I knew that if I wanted to take on the profit-and-loss responsibilities of an executive position, not only would I have to be confident in my ability to think strategically and keep a project on track – the kinds of skills I learned in engineering – but I also had to understand the big picture: how each decision affects an organization; the tradeoffs and opportunities; how to make sure the whole team is invested in the company’s success; and how to recognize achievements and great ideas. Those fundamentals came from my business courses.

2. Learning outside the classroom matters, too.

I started my career feeling confident that I was well-prepared to take on the world. As every young professional does, I had big dreams and aspirations. And then I found out that I had much more learning to do outside the classroom – and that learning never stops.

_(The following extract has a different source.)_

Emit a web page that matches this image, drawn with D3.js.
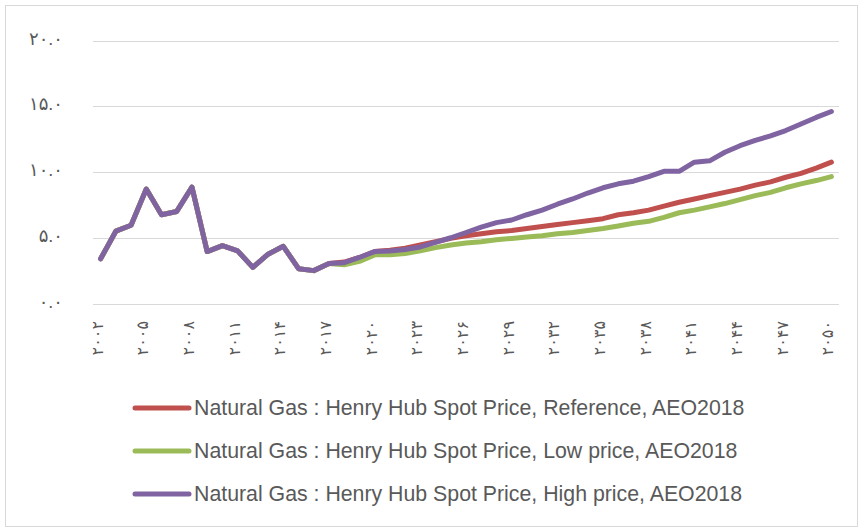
<!DOCTYPE html>
<html>
<head>
<meta charset="utf-8">
<script src="https://cdn.jsdelivr.net/npm/d3@7"></script>
<style>
  body { margin: 0; background: #fff; }
  text { font-family: "Liberation Sans", "DejaVu Sans", sans-serif; }
</style>
</head>
<body>
<div id="chart"></div>
<script>
var width = 863;
var height = 532;

// years on the category axis
var years = d3.range(2002, 2051);

// history 2002-2017, shared by all three series
var histValues = [3.4, 5.5, 5.95, 8.7, 6.75, 7.0, 8.85, 3.95, 4.4, 4.0, 2.75, 3.75, 4.35, 2.65, 2.5, 3.05];

// projections 2018-2050
var refValues = [3.15, 3.5, 3.95, 4.05, 4.2, 4.45, 4.7, 4.95, 5.15, 5.3, 5.45, 5.55, 5.7, 5.85, 6.0, 6.15, 6.3,
                 6.45, 6.75, 6.9, 7.1, 7.4, 7.7, 7.95, 8.2, 8.45, 8.7, 9.0, 9.25, 9.6, 9.9, 10.3, 10.75];
var lowValues = [2.95, 3.2, 3.7, 3.7, 3.8, 4.0, 4.25, 4.45, 4.6, 4.7, 4.85, 4.95, 5.05, 5.15, 5.3, 5.4, 5.55,
                 5.7, 5.9, 6.1, 6.25, 6.55, 6.9, 7.1, 7.35, 7.6, 7.9, 8.2, 8.45, 8.8, 9.1, 9.35, 9.65];
var highValues = [3.1, 3.5, 3.95, 4.0, 4.1, 4.3, 4.65, 5.0, 5.4, 5.8, 6.15, 6.35, 6.75, 7.1, 7.55, 7.95, 8.4,
                  8.8, 9.1, 9.3, 9.65, 10.05, 10.05, 10.75, 10.85, 11.5, 12.0, 12.4, 12.75, 13.15, 13.65, 14.15, 14.6];

var seriesNames = [
  "Natural Gas : Henry Hub Spot Price, Reference, AEO2018",
  "Natural Gas : Henry Hub Spot Price, Low price, AEO2018",
  "Natural Gas : Henry Hub Spot Price, High price, AEO2018"
];
var seriesColors = ["#C0504D", "#9BBB59", "#8064A2"];
var yTicks = [0, 5, 10, 15, 20];
var xTickYears = d3.range(2002, 2051, 3);

var series = [refValues, lowValues, highValues].map(function(proj, i) {
  return {name: seriesNames[i], color: seriesColors[i], values: histValues.concat(proj)};
});

// persian digits
function fa(s) {
  return String(s).replace(/[0-9]/g, function(d) { return "۰۱۲۳۴۵۶۷۸۹"[+d]; });
}

var svg = d3.select("#chart").append("svg").attr("width", width).attr("height", height);

// outer frame
svg.append("rect")
   .attr("x", 5.5).attr("y", 5.5)
   .attr("width", width - 11).attr("height", height - 11)
   .attr("fill", "#fff")
   .attr("stroke", "#D9D9D9")
   .attr("stroke-width", 1);

var plotLeft = 93, plotRight = 839, plotTop = 40.5, plotBottom = 303.5;

var x = d3.scalePoint().domain(years).range([plotLeft, plotRight]).padding(0.5);
var y = d3.scaleLinear().domain([0, 20]).range([plotBottom, plotTop]);

// gridlines
svg.append("g")
   .selectAll("line")
   .data(yTicks)
   .enter().append("line")
   .attr("x1", plotLeft).attr("x2", plotRight)
   .attr("y1", d => Math.round(y(d)) + 0.5).attr("y2", d => Math.round(y(d)) + 0.5)
   .attr("stroke", "#D9D9D9")
   .attr("stroke-width", 1);

// y labels
svg.append("g")
   .selectAll("text")
   .data(yTicks)
   .enter().append("text")
   .attr("x", 63)
   .attr("y", d => y(d) + 4)
   .attr("text-anchor", "end")
   .attr("fill", "#595959")
   .style("font-size", "18px")
   .text(d => fa(d3.format(".1f")(d)));

// x labels, rotated
svg.append("g")
   .selectAll("text")
   .data(xTickYears)
   .enter().append("text")
   .attr("transform", d => "translate(" + (x(d) + 2) + ",321) rotate(-90)")
   .attr("text-anchor", "end")
   .attr("fill", "#595959")
   .style("font-size", "16px")
   .text(d => fa(d));

var line = d3.line()
             .x((d, i) => x(years[i]))
             .y(d => y(d));

svg.append("g")
   .selectAll("path")
   .data(series)
   .enter().append("path")
   .attr("d", d => line(d.values))
   .attr("fill", "none")
   .attr("stroke", d => d.color)
   .attr("stroke-width", 5)
   .attr("stroke-linejoin", "round")
   .attr("stroke-linecap", "round");

// legend
var legend = svg.append("g")
                .selectAll("g")
                .data(series)
                .enter().append("g")
                .attr("transform", (d, i) => "translate(0," + (408 + i * 43) + ")");

legend.append("line")
      .attr("x1", 135).attr("x2", 189)
      .attr("y1", 0).attr("y2", 0)
      .attr("stroke", d => d.color)
      .attr("stroke-width", 5)
      .attr("stroke-linecap", "round");

legend.append("text")
      .attr("x", 194)
      .attr("y", 7)
      .attr("fill", "#595959")
      .style("font-size", "21.3px")
      .text(d => d.name);
</script>
</body>
</html>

I was fortunate that the companies I worked for offered many opportunities, and I’d recommend pursuing the ones that yours offer. Go to lunch and learns, attend training courses, talk to your peers, travel for business, read copiously, do as much as you can to round out your skill set. Pro bono or charity work is another great option that allows you to give back while providing a unique experience and often a very different point of view.

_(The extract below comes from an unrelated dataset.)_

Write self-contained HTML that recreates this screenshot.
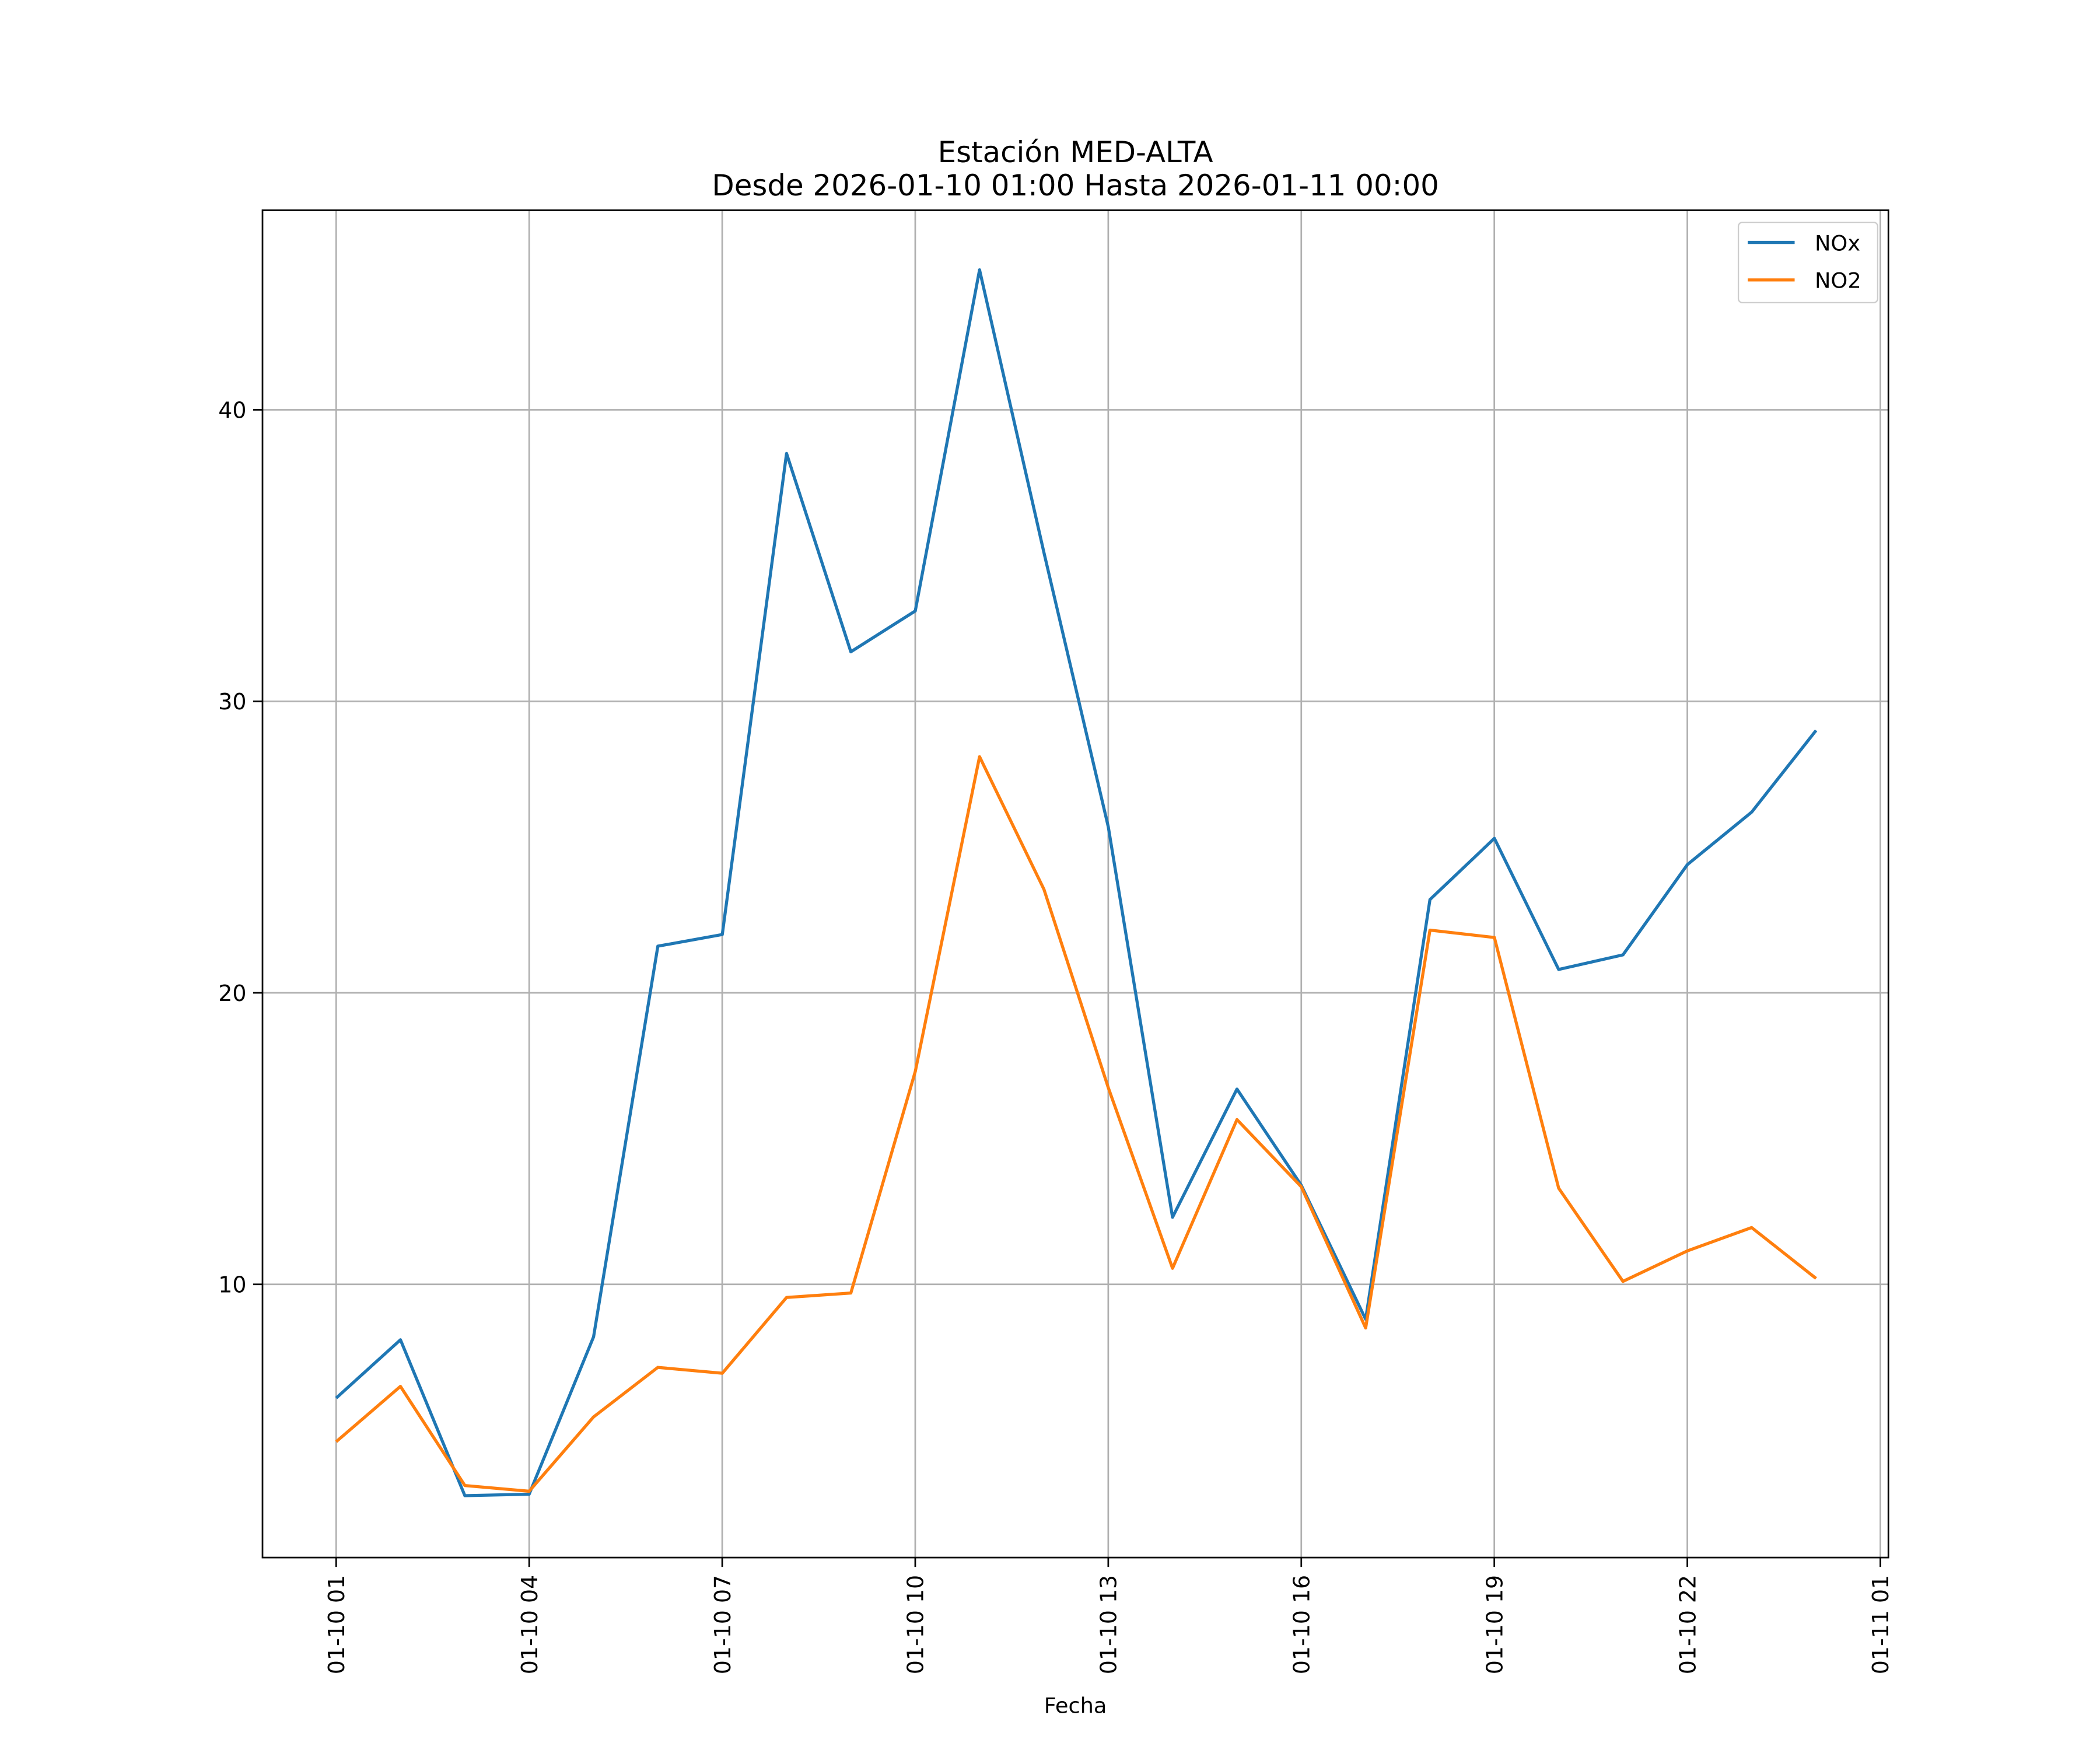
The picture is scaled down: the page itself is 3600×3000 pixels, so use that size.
<!DOCTYPE html>
<html><head><meta charset="utf-8"><style>html,body{margin:0;padding:0;background:#fff}svg{display:block}text{font-family:"DejaVu Sans","Liberation Sans",sans-serif;fill:#000}</style></head>
<body>
<svg id="chart" width="3600" height="3000" viewBox="0 0 1568 1306.7" preserveAspectRatio="none" xmlns="http://www.w3.org/2000/svg">
<rect width="1568" height="1307" fill="#fff"/>
<text x="803" y="121" font-size="21.7" text-anchor="middle">Estación MED-ALTA</text>
<text x="803" y="146" font-size="21.7" text-anchor="middle">Desde 2026-01-10 01:00 Hasta 2026-01-11 00:00</text>
<g id="grid"></g>
<g id="series"></g>
<rect x="196" y="157" width="1214" height="1006" fill="none" stroke="#000" stroke-width="1.2"/>
<g id="axes"></g>
<text x="803" y="1279" font-size="16" text-anchor="middle">Fecha</text>
<g>
<rect x="1298" y="166" width="104" height="60" rx="3" fill="#fff" stroke="#ccc" stroke-width="1"/>
<line x1="1305" y1="181" x2="1340" y2="181" stroke="#1f77b4" stroke-width="2.3"/>
<text x="1355" y="187" font-size="16">NOx</text>
<line x1="1305" y1="209" x2="1340" y2="209" stroke="#ff7f0e" stroke-width="2.3"/>
<text x="1355" y="215" font-size="16">NO2</text>
</g>
</svg>
<script>
const hours = [1,2,3,4,5,6,7,8,9,10,11,12,13,14,15,16,17,18,19,20,21,22,23,24];
const noxValues = [6.1,8.1,2.75,2.8,8.2,21.6,22.0,38.5,31.7,33.1,44.8,35.1,25.7,12.3,16.7,13.4,8.8,23.2,25.3,20.8,21.3,24.4,26.2,29.0];
const no2Values = [4.6,6.5,3.1,2.9,5.45,7.15,6.95,9.55,9.7,17.3,28.1,23.55,16.75,10.55,15.65,13.35,8.5,22.15,21.9,13.3,10.1,11.15,11.95,10.2];
const xTickHours = [1,4,7,10,13,16,19,22,25];
const xTickLabels = ["01-10 01","01-10 04","01-10 07","01-10 10","01-10 13","01-10 16","01-10 19","01-10 22","01-11 01"];
const yTicks = [10,20,30,40];

const NS="http://www.w3.org/2000/svg";
function xs(h){return 251+(h-1)*(1153/24);}
function ys(v){return 959-(v-10)*(653/30);}
function mk(tag,attrs,parent){const e=document.createElementNS(NS,tag);for(const k in attrs)e.setAttribute(k,attrs[k]);parent.appendChild(e);return e;}
const grid=document.getElementById('grid'),axes=document.getElementById('axes'),series=document.getElementById('series');
xTickHours.forEach((h,i)=>{
  const x=xs(h);
  const g=mk('line',{x1:x,x2:x,y1:157,y2:1163,stroke:'#b0b0b0','stroke-width':1.2},grid);
  
  
  const t=mk('line',{x1:x,x2:x,y1:1163,y2:1170,stroke:'#000','stroke-width':1.2},axes);
  
  
  const l=mk('text',{x:0,y:0,'font-size':16.5,'text-anchor':'end',transform:`translate(${x+6},1176) rotate(-90)`},axes);
  l.textContent=xTickLabels[i];
  
  
});
yTicks.forEach(v=>{
  const y=ys(v);
  const g=mk('line',{x1:196,x2:1410,y1:y,y2:y,stroke:'#b0b0b0','stroke-width':1.2},grid);
  
  
  const t=mk('line',{x1:189,x2:196,y1:y,y2:y,stroke:'#000','stroke-width':1.2},axes);
  
  
  const l=mk('text',{x:184,y:y+6,'font-size':16.5,'text-anchor':'end'},axes);
  l.textContent=String(v);
  
  
});
function pts(vals){return vals.map((v,i)=>xs(hours[i]).toFixed(1)+','+ys(v).toFixed(1)).join(' ');}
const p1=mk('polyline',{points:pts(noxValues),fill:'none',stroke:'#1f77b4','stroke-width':2.3,'stroke-linejoin':'round'},series);


const p2=mk('polyline',{points:pts(no2Values),fill:'none',stroke:'#ff7f0e','stroke-width':2.3,'stroke-linejoin':'round'},series);


</script>
</body></html>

In fact, I learned quite a lot as the assistant popcorn lady at my children’s school.

3. Independence isn’t the goal.

I’m independent, and initially I thought I was completely responsible for my career development – on my own. But I soon learned the value of mentorship. I’ve been lucky enough to have many great mentors at different organizations throughout my career. They have come from different backgrounds, with different perspectives. They helped me identify and build on my strengths while acknowledging and compensating for my weaknesses.

It’s important to remember that your mentor can be someone inside your organization, in your field, or even in another industry. The key is to find an individual who embodies the characteristics you would like to develop in yourself, who can offer relevant business or career insights and is someone you enjoy being with. It was this mentorship that led me to profit-and-loss roles relatively early in my career.

4. No matter how carefully you plan, your career may not co-operate.

I always thought I would attain a leadership role that is directly related to engineering – but that hasn’t turned out to be the case. My current job, for instance, is a policy position that involves the collaborative development of standards, working with more than 8,000 members that come from all walks of life. While not engineering-specific, it’s ideal given my background: I’m responsible for strategy and operations as well as bringing together multiple stakeholders to reach consensus, and working with stakeholders at national and international levels. I use elements of my engineering education coupled with what I’ve learned through my years in business, and my MBA.

I love profit-and-loss positions because they offer such diversity but it wasn’t something I thought was even an option for me early in my career. Taking on new roles and responsibilities, and trying new things that are outside your defined area of expertise can give you crucial leadership experience.

5. Results will always matter, but the criteria may change.

No matter the career path you choose, you will be judged, every step of the way, on your ability to drive results. But as you accept new and different opportunities that are outside your comfort zone, you will find the measurement criteria for success will evolve and vary from definitive targets such as revenue and margin growth, to softer skills in management and leadership. Don’t underestimate their value to your career.

Without question, I believe that engineers add a unique strength to any organization’s leadership team. Combined with additional learning and experiences along the way, they can be an unbeatable asset. So if business leadership is something you strive for, I would encourage you to go for it.

Step outside your comfort zone, round out your abilities, and show the world what you can do.

Bonnie Rose is president of Standards for CSA Group (@CSA_Standards), a Canadian not-for-profit organization that develops and facilitates the use of standards for products and technology. She holds a bachelor of applied science in electrical engineering from Queen’s University, an MBA from the University of Toronto, and a chartered director designation from the Directors College.